The day after Miss V—’s funeral, everybody in the parish was talking of the woeful cries which had been heard the night before near her grave. The inhabitants of the place, imbued with fantastic ideas that their rector had kept alive, were dupes of the artifice employed by some of their own number. They became convinced that there is no safety outside of the church, of which they formed a part. Seized with horror they determined never to pass a night near the grave of the cursed one, as they already called the young Protestant. Mrs. V— by the instinctive effect of prejudices inculcated when she was a Catholic, was at first a prey to deadly anxiety; but recalling the holy life of her daughter, she no longer doubted of her being among the number of the elect. She guessed at the cause of the noise which was heard near the grave of her child. In order to assure herself of the justness of her suspicions, she besought the two neighbors of whom I have already spoken, to conceal themselves there the following night. These persons were glad of an occasion to test the accuracy of what a curate of their acquaintance had told them; who had asserted that a spirit free from the body could yet manifest itself substantially to the living, as speaking without tongue, touching without hands.

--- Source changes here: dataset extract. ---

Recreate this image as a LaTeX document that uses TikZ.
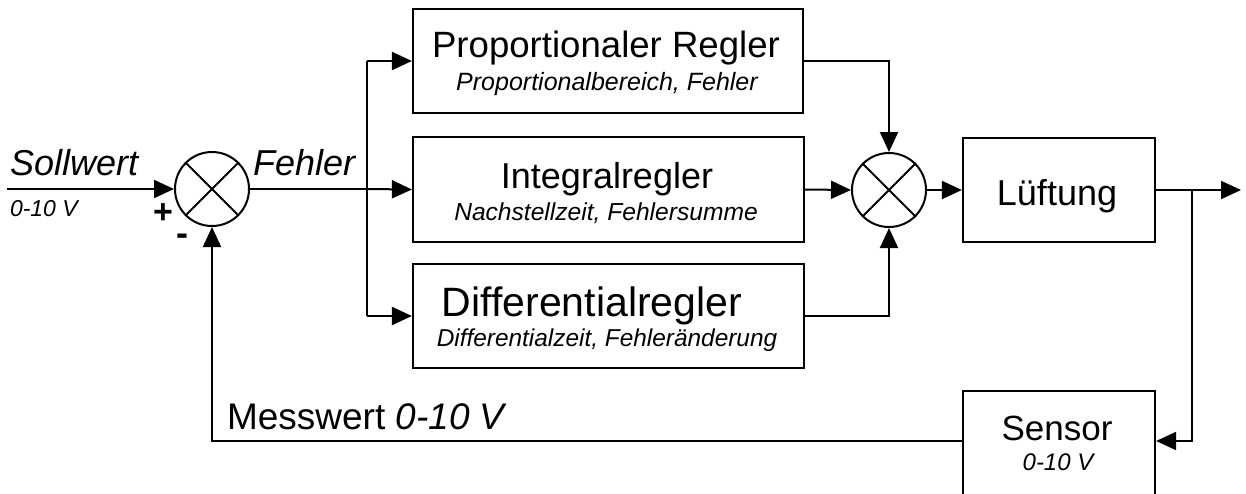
\documentclass[tikz,border=0pt]{standalone}
\usepackage{fontspec}
\setmainfont{Liberation Sans}
\usetikzlibrary{arrows.meta}
\newcommand\myfs[1]{\fontsize{#1}{#1}\selectfont}
\begin{document}
\begin{tikzpicture}[x=1pt,y=-1pt,
  line width=2pt,
  blk/.style={draw, line width=2.2pt, inner sep=0pt},
  sumj/.style={draw, circle, minimum size=74pt, inner sep=0pt, line width=2pt},
  arr/.style={-{Triangle[length=20pt,width=18pt]}},
  txt/.style={anchor=base, inner sep=0pt},
  txtw/.style={anchor=base west, inner sep=0pt}]
\useasboundingbox (0,0) rectangle (1246,493);

% blocks
\node[blk, minimum width=390pt, minimum height=104pt] (prop) at (608,61) {};
\node[blk, minimum width=391pt, minimum height=105pt] (int)  at (608.5,189.5) {};
\node[blk, minimum width=391pt, minimum height=104pt] (diff) at (608.5,316) {};
\node[blk, minimum width=192pt, minimum height=104pt] (luft) at (1059,190) {};
\node[blk, minimum width=192pt, minimum height=120pt] (sens) at (1059,451) {};

% texts in blocks
\node[txt, font=\myfs{36.6}] (propT) at (606,57) {Proportionaler Regler};
\node[txt, font=\myfs{25}\itshape] (propS) at (607,90) {Proportionalbereich, Fehler};
\node[txt, font=\myfs{36}] (intT) at (607,188) {Integralregler};
\node[txt, font=\myfs{24.6}\itshape] (intS) at (606,220) {Nachstellzeit, Fehlersumme};
\node[txt, font=\myfs{41}] (diffT) at (592,316) {Differentialregler};
\node[txt, font=\myfs{24.4}\itshape] (diffS) at (607,346) {Differentialzeit, Fehleränderung};
\node[txt, font=\myfs{36}] (luftT) at (1057,205) {Lüftung};
\node[txt, font=\myfs{35}] (sensT) at (1057,440) {Sensor};
\node[txt, font=\myfs{24}\itshape] (sensS) at (1058,470) {0-10 V};

% summing junctions
\node[sumj] (s1) at (212,189) {};
\draw (s1.north west) -- (s1.south east) (s1.north east) -- (s1.south west);
\node[sumj] (s2) at (889,190) {};
\draw (s2.north west) -- (s2.south east) (s2.north east) -- (s2.south west);

% coordinates
\coordinate (sw) at (7,189);
\coordinate (jf) at (367,189);
\coordinate (jo) at (1192,190);
\coordinate (out) at (1241,190);
\coordinate (fb) at (1192,441);

% labels
\node[txtw, font=\myfs{36}\itshape] (sollT) at (9,175) {Sollwert};
\node[txtw, font=\myfs{23}\itshape] (sollS) at (9,216) {0-10 V};
\node[txtw, font=\myfs{36}\itshape] (fehT) at (252,175) {Fehler};
\node[font=\myfs{34}\bfseries, inner sep=0pt] (plus) at (163,214) {+};
\node[font=\myfs{36}\bfseries, inner sep=0pt] (minus) at (182,240) {-};
\node[txtw, font=\myfs{37}] (mess) at (226,429) {Messwert \textit{0-10 V}};

% connectors
\draw[arr] (sw) -- (s1.west);
\draw (s1.east) -- (jf);
\draw[arr] (jf) -- (int.west);
\draw (jf |- prop.west) -- (jf |- diff.west);
\draw[arr] (jf |- prop.west) -- (prop.west);
\draw[arr] (jf |- diff.west) -- (diff.west);
\draw[arr] (prop.east) -| (s2.north);
\draw[arr] (int.east) -- (s2.west);
\draw[arr] (diff.east) -| (s2.south);
\draw[arr] (s2.east) -- (luft.west);
\draw[arr] (luft.east) -- (out);
\draw[arr] (jo) -- (fb) -- (sens.east |- fb);
\draw[arr] (sens.west |- fb) -| (s1.south);
\end{tikzpicture}
\end{document}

They discovered the man who was paid to play the ghost; they seized him, and in order to punish him, tied him to a tree, at the foot of which Miss V— was buried. The poor creature the next morning no longer acted the soul in torment, but shouted like a person who very much wanted his breakfast. At noon one of his friends passed by who, hearing him implore assistance, approached and set him free. Overwhelmed with questions and derision, the false ghost confessed he had acted thus only to obtain the reward which had been promised him. You may easily guess that the ridicule and reprobation turned upon those who had made him their instrument.